Davalı yüklenici tarafından davacı iş sahibine ait aracın onarımı yapıldıktan sonra yeniden ortaya çıkan hasar nedeniyle …’da bulunan dava dışı … Otomotiv San. Tic. Ltd. Şti’nce onarımı yapılarak 17.01.2014 tarih ve 276756 nolu ve 4.000.03 TL bedelli fatura düzenlendiğinden, ikinci onarımı yapan dava dışı şirketten aracın onarımı ile ilgili teslim belgesi, iş emri ve araçta tespit edilen hasar ve arızalar ile araca yapılan onarımı gösteren tüm belge ve servis kayıtları getirtildikten sonra, yeniden seçilecek otomotiv konusunda uzman teknik bilirkişiden, davacıya ait araçta oluşan ve dava dışı … Otomotiv San.
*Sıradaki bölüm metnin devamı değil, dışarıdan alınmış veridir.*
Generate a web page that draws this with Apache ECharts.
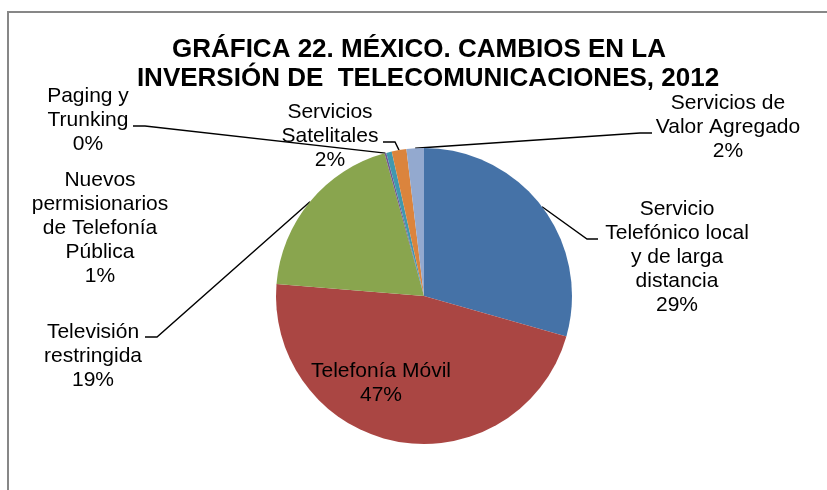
<!DOCTYPE html>
<html>
<head>
<meta charset="utf-8">
<script src="https://cdn.jsdelivr.net/npm/echarts@6/dist/echarts.min.js"></script>
<style>
  html, body { margin: 0; padding: 0; background: #ffffff; }
  #chart { width: 827px; height: 490px; }
</style>
</head>
<body>
<div id="chart"></div>
<script>
// Investment shares by segment (percent of total), clockwise from 12 o'clock
const categories = [
  'Servicio\nTelefónico local\ny de larga\ndistancia',
  'Telefonía Móvil',
  'Televisión\nrestringida',
  'Paging y\nTrunking',
  'Nuevos\npermisionarios\nde Telefonía\nPública',
  'Servicios\nSatelitales',
  'Servicios de\nValor Agregado'
];
const shares = [29.4, 46.9, 19.4, 0.2, 0.6, 1.6, 1.9];
const sliceColors = ['#4572A7', '#AA4643', '#89A54E', '#71588F', '#4198AF', '#DB843D', '#93A9CF'];

const titleLines = ['GRÁFICA 22. MÉXICO. CAMBIOS EN LA', 'INVERSIÓN DE  TELECOMUNICACIONES, 2012'];

// Label placement: centre of the text block, plus the elbow and end of the leader line
const labelPlacement = [
  { x: 677, y: 257, elbow: [587, 239], end: [598, 239] },
  { x: 381, y: 383 },
  { x: 93,  y: 356, elbow: [157, 337], end: [145, 337] },
  { x: 88,  y: 120, elbow: [145, 126], end: [133, 126] },
  { x: 100, y: 228 },
  { x: 330, y: 136, elbow: [395, 142], end: [383, 142] },
  { x: 728, y: 127, elbow: [640, 133], end: [652, 133] }
];

const FONT = '"Liberation Sans", Arial, sans-serif';

const pieData = categories.map((name, i) => {
  const item = { name: name, value: shares[i], itemStyle: { color: sliceColors[i] } };
  if (i === 1) {
    item.label = { position: 'inside' };
    item.labelLine = { show: false };
  }
  if (i === 4) {
    item.labelLine = { show: false };
  }
  return item;
});

const chart = echarts.init(document.getElementById('chart'), null, { renderer: 'canvas' });

chart.setOption({
  animation: false,
  backgroundColor: '#ffffff',
  title: [
    {
      text: titleLines[0],
      left: 414, top: 32, textAlign: 'center',
      textStyle: { fontFamily: FONT, fontWeight: 'bold', fontSize: 26, color: '#000000' }
    },
    {
      text: titleLines[1],
      left: 423, top: 61, textAlign: 'center',
      textStyle: { fontFamily: FONT, fontWeight: 'bold', fontSize: 26, color: '#000000' }
    }
  ],
  graphic: [
    {
      type: 'rect', silent: true, z: -1,
      shape: { x: 8, y: 12, width: 830, height: 500 },
      style: { fill: 'none', stroke: '#878787', lineWidth: 2 }
    }
  ],
  series: [
    {
      type: 'pie',
      center: [424, 296],
      radius: 148,
      startAngle: 90,
      clockwise: true,
      percentPrecision: 0,
      avoidLabelOverlap: false,
      itemStyle: { borderWidth: 0 },
      emphasis: { disabled: true },
      label: {
        show: true,
        position: 'outside',
        formatter: '{b}\n{d}%',
        fontFamily: FONT,
        fontSize: 21,
        lineHeight: 24,
        color: '#000000',
        align: 'center'
      },
      labelLine: {
        show: true,
        smooth: false,
        length: 10,
        length2: 10,
        lineStyle: { color: '#000000', width: 1.4 }
      },
      labelLayout: function (params) {
        const p = labelPlacement[params.dataIndex];
        const out = { x: p.x, y: p.y, align: 'center', verticalAlign: 'middle' };
        if (p.elbow && params.labelLinePoints && params.labelLinePoints.length) {
          out.labelLinePoints = [params.labelLinePoints[0], p.elbow, p.end];
        }
        return out;
      },
      data: pieData
    }
  ]
});
</script>
</body>
</html>
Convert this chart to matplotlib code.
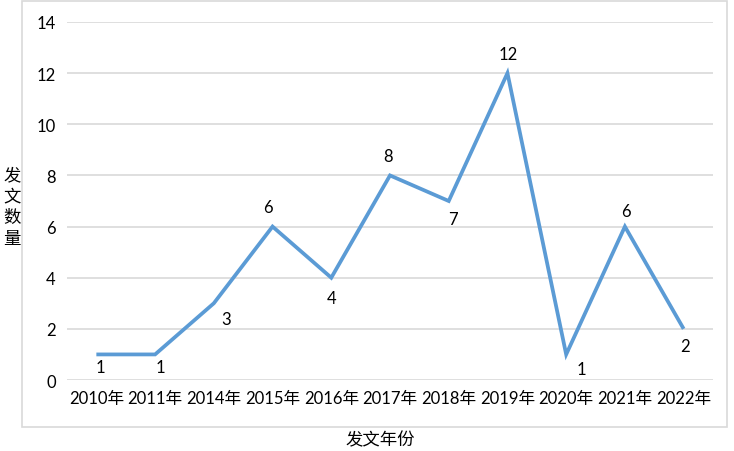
import matplotlib.pyplot as plt
from matplotlib.patches import Rectangle

plt.rcParams['font.family'] = ['Lato', 'Noto Sans CJK SC', 'DejaVu Sans']

# data
years = ['2010年', '2011年', '2014年', '2015年', '2016年', '2017年',
         '2018年', '2019年', '2020年', '2021年', '2022年']
counts = [1, 1, 3, 6, 4, 8, 7, 12, 1, 6, 2]
y_ticks = [0, 2, 4, 6, 8, 10, 12, 14]

# label offsets (pixels, x right / y up) mimicking Excel's placement
label_offsets = [(4, -13), (5, -13), (12, -16), (-5, 20), (0, -20), (-2, 19),
                 (4, -18), (1, 19), (15, -15), (1, 16), (1, -17)]

fig = plt.figure(figsize=(7.34, 4.52), dpi=100)
ax = fig.add_axes([67 / 734, 1 - 381 / 452, (713 - 67) / 734, (381 - 23) / 452])

# outer chart frame
fig.patches.append(Rectangle((22 / 734, 1 - 428 / 452), 705 / 734, 426 / 452,
                             transform=fig.transFigure, fill=False,
                             edgecolor='#d9d9d9', linewidth=1.2))

x = list(range(len(years)))
ax.plot(x, counts, color='#5b9bd5', linewidth=2.7, solid_capstyle='butt',
        solid_joinstyle='miter', zorder=3)

for xi, v, (dx, dy) in zip(x, counts, label_offsets):
    ax.annotate(str(v), (xi, v), xytext=(dx * 0.72, dy * 0.72),
                textcoords='offset points', ha='center', va='center',
                fontsize=12, color='black')

ax.set_xlim(-0.5, len(years) - 0.5)
ax.set_ylim(0, 14)
ax.set_yticks(y_ticks)
ax.set_xticks(x)
ax.set_xticklabels(years)
ax.grid(axis='y', color='#d9d9d9', linewidth=1.2)
ax.set_axisbelow(True)
for s in ax.spines.values():
    s.set_visible(False)
ax.tick_params(length=0, labelsize=12, colors='black')
ax.tick_params(axis='y', pad=8)
ax.tick_params(axis='x', pad=7)

fig.text(12 / 734, 1 - 207 / 452, '发\n文\n数\n量', ha='center', va='center',
         fontsize=12.5, linespacing=1.4)
fig.text(380 / 734, 1 - 440 / 452, '发文年份', ha='center', va='center',
         fontsize=12.5)

fig.savefig('out.png', dpi=100)
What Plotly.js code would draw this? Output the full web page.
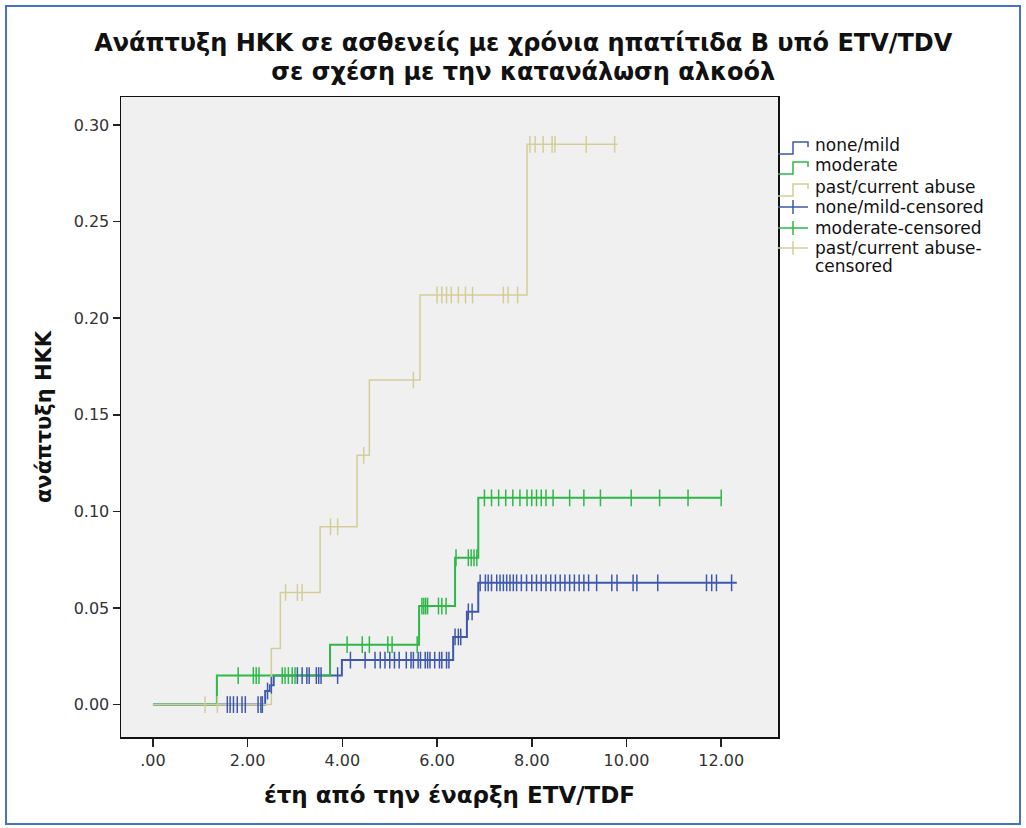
<!DOCTYPE html>
<html>
<head>
<meta charset="utf-8">
<script src="https://cdn.plot.ly/plotly-3.0.1.min.js"></script>
<style>
  html, body { margin: 0; padding: 0; background: #ffffff; }
  #frame { position: absolute; left: 5px; top: 5px; width: 1012px; height: 816px; border: 2px solid #4472c4; pointer-events: none; }
  #chart { position: absolute; left: 0; top: 0; width: 1026px; height: 828px; }
</style>
</head>
<body>
<div id="chart"></div>
<div id="frame"></div>
<script>
// Cumulative HCC incidence (Kaplan-Meier, 1 - survival) by alcohol consumption group

const groupNames = ["none/mild", "moderate", "past/current abuse"];
const censoredNames = ["none/mild-censored", "moderate-censored", "past/current abuse-", "censored"];
const groupColors = ["#3e58ac", "#2eb848", "#d3ce97"];

// event times (years) and cumulative incidence after each step
const noneMildTimes = [0, 2.37, 2.47, 2.55, 3.99, 6.34, 6.63, 6.87];
const noneMildInc   = [0, 0.007, 0.010, 0.015, 0.023, 0.035, 0.048, 0.063];
const noneMildEnd   = 12.33;
const noneMildCensored = [1.57, 1.63, 1.70, 1.78, 1.88, 1.95, 2.22, 2.28, 2.31, 2.42, 2.50,
  3.05, 3.15, 3.25, 3.30, 3.45, 3.50, 3.55, 3.90,
  4.17, 4.48, 4.69, 4.80, 4.90, 5.00, 5.10, 5.20, 5.35, 5.45, 5.50, 5.60, 5.65, 5.75, 5.80, 5.85, 5.95, 6.05, 6.10, 6.20, 6.25,
  6.38, 6.45, 6.50, 6.66, 6.74,
  6.91, 7.02, 7.08, 7.15, 7.26, 7.33, 7.40, 7.47, 7.54, 7.61, 7.68, 7.78, 7.89, 8.00, 8.10,
  8.20, 8.30, 8.40, 8.50, 8.60, 8.70, 8.80, 8.90, 9.00, 9.10, 9.20, 9.37,
  9.69, 9.80, 10.14, 10.22, 10.66, 11.69, 11.80, 11.90, 12.22];

const moderateTimes = [0, 1.35, 3.74, 5.62, 6.38, 6.87];
const moderateInc   = [0, 0.015, 0.031, 0.051, 0.076, 0.107];
const moderateEnd   = 12.0;
const moderateCensored = [1.80, 2.12, 2.18, 2.24, 2.73, 2.79, 2.86, 2.94, 3.00,
  4.10, 4.42, 4.57, 4.96, 5.05, 5.58,
  5.68, 5.72, 5.76, 5.80, 6.03, 6.10, 6.19,
  6.40, 6.66, 6.72, 6.78, 6.84,
  7.00, 7.15, 7.30, 7.45, 7.60, 7.75, 7.90, 8.00, 8.10, 8.20, 8.30, 8.45, 8.80, 9.10, 9.45, 10.10, 10.70, 11.30, 12.00];

const abuseTimes = [0, 2.50, 2.69, 3.53, 4.31, 4.57, 5.64, 7.90];
const abuseInc   = [0, 0.029, 0.058, 0.092, 0.129, 0.168, 0.212, 0.290];
const abuseEnd   = 9.81;
const abuseCensored = [1.10, 1.36, 2.80, 3.05, 3.15, 3.75, 3.90, 4.45, 5.50,
  6.00, 6.10, 6.20, 6.30, 6.45, 6.60, 6.75, 7.40, 7.50, 7.70,
  7.96, 8.07, 8.24, 8.43, 8.49, 9.15, 9.75];

const xTickVals = [0, 2, 4, 6, 8, 10, 12];
const xTickText = [".00", "2.00", "4.00", "6.00", "8.00", "10.00", "12.00"];
const yTickVals = [0, 0.05, 0.10, 0.15, 0.20, 0.25, 0.30];

const titleLines = ["Ανάπτυξη ΗΚΚ σε ασθενείς με χρόνια ηπατίτιδα B υπό ETV/TDV", "σε σχέση με την κατανάλωση αλκοόλ"];
const xTitle = "έτη από την έναρξη ETV/TDF";
const yTitle = "ανάπτυξη ΗΚΚ";

// page geometry
const FW = 1026, FH = 828, ML = 121, MR = 248, MT = 97, MB = 91;
const px2x = px => (px - ML) / (FW - ML - MR);
const py2y = py => 1 - (py - MT) / (FH - MT - MB);

const groups = [
  { times: noneMildTimes, inc: noneMildInc, end: noneMildEnd, cens: noneMildCensored },
  { times: moderateTimes, inc: moderateInc, end: moderateEnd, cens: moderateCensored },
  { times: abuseTimes, inc: abuseInc, end: abuseEnd, cens: abuseCensored }
];

function levelAt(times, inc, t) {
  let v = inc[0];
  for (let i = 0; i < times.length; i++) if (times[i] <= t) v = inc[i];
  return v;
}

const traces = [];
groups.forEach((g, i) => {
  traces.push({
    type: "scatter", mode: "lines", name: groupNames[i],
    x: g.times.concat([g.end]),
    y: g.inc.concat([g.inc[g.inc.length - 1]]),
    line: { shape: "hv", color: groupColors[i], width: i === 2 ? 1.5 : 2 },
    hoverinfo: "x+y", showlegend: false
  });
});
groups.forEach((g, i) => {
  traces.push({
    type: "scatter", mode: "markers", name: censoredNames[i],
    x: g.cens,
    y: g.cens.map(t => levelAt(g.times, g.inc, t)),
    marker: { symbol: "line-ns", size: 12, line: { color: groupColors[i], width: 1.5 } },
    hoverinfo: "x+y", showlegend: false
  });
});

// legend drawn beside the plot frame: three step keys, three censor keys
const legendRows = [145, 165, 187, 207, 228, 248];
const legendLabels = groupNames.concat(censoredNames.slice(0, 3));
const shapes = [];
const annotations = [];
const fx0 = 778, fxm = 793, fx1 = 808;
legendRows.forEach((yc, k) => {
  const color = groupColors[k % 3];
  if (k < 3) {
    const path = "M " + px2x(fx0) + "," + py2y(yc + 9) +
      " L " + px2x(fxm) + "," + py2y(yc + 9) +
      " L " + px2x(fxm) + "," + py2y(yc - 3) +
      " L " + px2x(fx1) + "," + py2y(yc - 3) +
      " L " + px2x(fx1) + "," + py2y(yc + 2);
    shapes.push({ type: "path", xref: "paper", yref: "paper", path: path, line: { color: color, width: 1.5 } });
  } else {
    shapes.push({ type: "line", xref: "paper", yref: "paper", x0: px2x(fx0), x1: px2x(fx1), y0: py2y(yc), y1: py2y(yc), line: { color: color, width: 1.5 } });
    shapes.push({ type: "line", xref: "paper", yref: "paper", x0: px2x(fxm), x1: px2x(fxm), y0: py2y(yc - 7), y1: py2y(yc + 7), line: { color: color, width: 1.5 } });
  }
  annotations.push({
    xref: "paper", yref: "paper", x: px2x(813), y: py2y(yc),
    xanchor: "left", yanchor: "middle", align: "left", showarrow: false,
    text: legendLabels[k],
    font: { family: "DejaVu Sans, sans-serif", size: 17, color: "#111" }
  });
});
// wrapped second line of the last legend label
annotations.push({
  xref: "paper", yref: "paper", x: px2x(813), y: py2y(266),
  xanchor: "left", yanchor: "middle", align: "left", showarrow: false,
  text: censoredNames[3],
  font: { family: "DejaVu Sans, sans-serif", size: 17, color: "#111" }
});

const layout = {
  width: FW, height: FH,
  margin: { l: ML, r: MR, t: MT, b: MB, pad: 0 },
  paper_bgcolor: "rgba(0,0,0,0)",
  plot_bgcolor: "#f0f0f0",
  showlegend: false,
  title: {
    // base size sets the line pitch, spans set the glyph size
    text: titleLines.map(s => '<span style="font-size:24px">' + s + '</span>').join("<br>"),
    x: 0.51, xanchor: "center", y: 1 - 51 / FH, yanchor: "middle",
    font: { family: "DejaVu Sans, sans-serif", size: 22.3, color: "#111", weight: "bold" }
  },
  xaxis: {
    range: [-0.675, 13.2], tickvals: xTickVals, ticktext: xTickText,
    showgrid: false, zeroline: false, showline: true, mirror: true, linecolor: "#111", linewidth: 1.5,
    ticks: "outside", ticklen: 8, tickwidth: 1.5, tickcolor: "#222",
    tickfont: { family: "DejaVu Sans, sans-serif", size: 16, color: "#333" },
    title: { text: xTitle, standoff: 18, font: { family: "DejaVu Sans, sans-serif", size: 23, color: "#111", weight: "bold" } },
    automargin: false
  },
  yaxis: {
    range: [-0.0168, 0.3145], tickvals: yTickVals, tickformat: ".2f",
    showgrid: false, zeroline: false, showline: true, mirror: true, linecolor: "#111", linewidth: 1.5,
    ticks: "outside", ticklen: 7, tickwidth: 1.5, tickcolor: "#222",
    tickfont: { family: "DejaVu Sans, sans-serif", size: 16, color: "#333" },
    title: { text: yTitle, standoff: 16, font: { family: "DejaVu Sans, sans-serif", size: 21, color: "#111", weight: "bold" } },
    automargin: false
  },
  shapes: shapes,
  annotations: annotations
};

Plotly.newPlot("chart", traces, layout, { displayModeBar: false, staticPlot: true });
</script>
</body>
</html>
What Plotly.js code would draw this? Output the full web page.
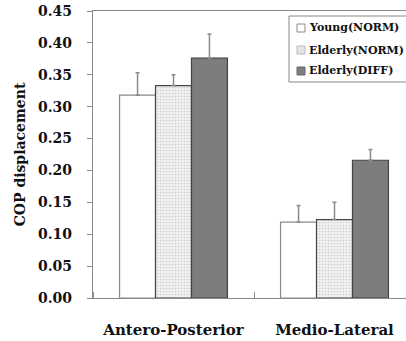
<!DOCTYPE html>
<html><head><meta charset="utf-8">
<script src="https://cdn.plot.ly/plotly-3.0.1.min.js"></script>
<style>html,body{margin:0;padding:0;background:#fff;overflow:hidden;}</style>
</head><body>
<div id="chart" style="width:406px;height:341px;"></div>
<script>
const categories = ["Antero-Posterior", "Medio-Lateral"];
const catPos = [0, 1];
const seriesNames = ["Young(NORM)", "Elderly(NORM)", "Elderly(DIFF)"];
const youngVals = [0.318, 0.119];
const youngErr = [0.035, 0.026];
const elderNormVals = [0.333, 0.123];
const elderNormErr = [0.017, 0.027];
const elderDiffVals = [0.376, 0.216];
const elderDiffErr = [0.038, 0.017];
const yTicks = [0, 0.05, 0.10, 0.15, 0.20, 0.25, 0.30, 0.35, 0.40, 0.45];

const serif = "DejaVu Serif, serif";
const fills = ['#ffffff', '#eeeeee', '#7d7d7d'];
const outlines = ['#8a8a8a', '#444444', '#444444'];
const legendFills = ['#ffffff', '#e4e4e4', '#7d7d7d'];
const legendLines = ['#8a8a8a', '#bbbbbb', '#6a6a6a'];

function errObj(arr){
  return {type:'data', symmetric:false, array:arr, arrayminus:arr.map(()=>0),
          color:'#8a8a8a', thickness:1.5, width:2};
}
const vals = [youngVals, elderNormVals, elderDiffVals];
const errs = [youngErr, elderNormErr, elderDiffErr];
const traces = seriesNames.map((nm, i) => {
  const m = {color:fills[i], line:{color:outlines[i], width:1.2}};
  if (i === 1) m.pattern = {shape:'.', fgcolor:'#cfcfcf', bgcolor:'#f2f2f2', size:3, solidity:0.25};
  return {type:'bar', name:nm, x:catPos, y:vals[i], error_y:errObj(errs[i]), marker:m, showlegend:false};
});

// plot area geometry (pixels) for the hand-drawn legend box
const L = 93, T = 11, W = 313, H = 287;
const px = x => (x - L) / W;
const py = y => (T + H - y) / H;
const shapes = [
  {type:'rect', xref:'paper', yref:'paper', x0:px(289), x1:1.05, y0:py(82), y1:py(16),
   line:{color:'#888', width:1}, fillcolor:'#fff', layer:'above'}
];
const annotations = [];
const rowY = [28, 50, 71];
seriesNames.forEach((nm, i) => {
  shapes.push({type:'rect', xref:'paper', yref:'paper', x0:px(297), x1:px(305),
    y0:py(rowY[i] + 4), y1:py(rowY[i] - 4), line:{color:legendLines[i], width:1},
    fillcolor:legendFills[i], layer:'above'});
  annotations.push({xref:'paper', yref:'paper', x:px(307), y:py(rowY[i]), xanchor:'left', yanchor:'middle',
    text:nm, showarrow:false, font:{family:serif, size:11, weight:'bold', color:'#111'}});
});

const layout = {
  width:406, height:341,
  margin:{l:L, r:0, t:T, b:43, pad:0, autoexpand:false},
  paper_bgcolor:'#fff', plot_bgcolor:'#fff',
  barmode:'group', bargap:0.33, bargroupgap:0,
  font:{family:serif, color:'#111', size:13, weight:'bold'},
  showlegend:false,
  shapes:shapes, annotations:annotations,
  xaxis:{range:[-0.5, 1.444], tickvals:catPos, ticktext:categories, ticks:'',
         showline:true, linecolor:'#8a8a8a', linewidth:1.2, mirror:true, showgrid:false, zeroline:false,
         tickfont:{family:serif, size:15, weight:'bold', color:'#111'}, ticklabelstandoff:18,
         minor:{ticks:'inside', tick0:0.5, dtick:1, ticklen:6, tickcolor:'#8a8a8a', tickwidth:1, showgrid:false}},
  yaxis:{range:[0, 0.45], tickvals:yTicks, tickformat:'.2f', ticks:'outside', ticklen:5, tickcolor:'#8a8a8a',
         showline:true, linecolor:'#8a8a8a', linewidth:1.2, showgrid:false, zeroline:false,
         tickfont:{family:serif, size:14, weight:'bold', color:'#111'}, ticklabelstandoff:12,
         title:{text:'COP displacement', font:{family:serif, size:14, weight:'bold', color:'#111'}, standoff:9}}
};
Plotly.newPlot('chart', traces, layout, {displayModeBar:false, staticPlot:true});
</script>
</body></html>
Tic. Ltd. Şti’nde giderilen arıza ve hasarın, davalının 06.01.2014 tarihinde kendisine teslim edilen davaya konu araçta yaptığı tamir ve onarımdaki kusur ve ihmalinden kaynaklanıp kaynaklanmadığı, kaynaklanmış ise davacının ayıplı imalât sebebiyle istemekte haklı olduğu tazminat miktarı konusunda aldırılacak rapora göre davanın sonuçlandırılması gerekmektedir. Tüm bu hususlar dikkate alınarak eksik incelemeye dayanan hükmün davacı yararına bozulmasına karar vermek gerekmiştir.

SONUÇ: Yukarıda açıklanan nedenlerle hükmün davacı yararına BOZULMASINA, ödediği temyiz peşin harcının istek halinde temyiz eden davacıya geri verilmesine, karar düzeltme yolu kapalı olmak üzere 23.10.2018 gününde oybirliğiyle karar verildi.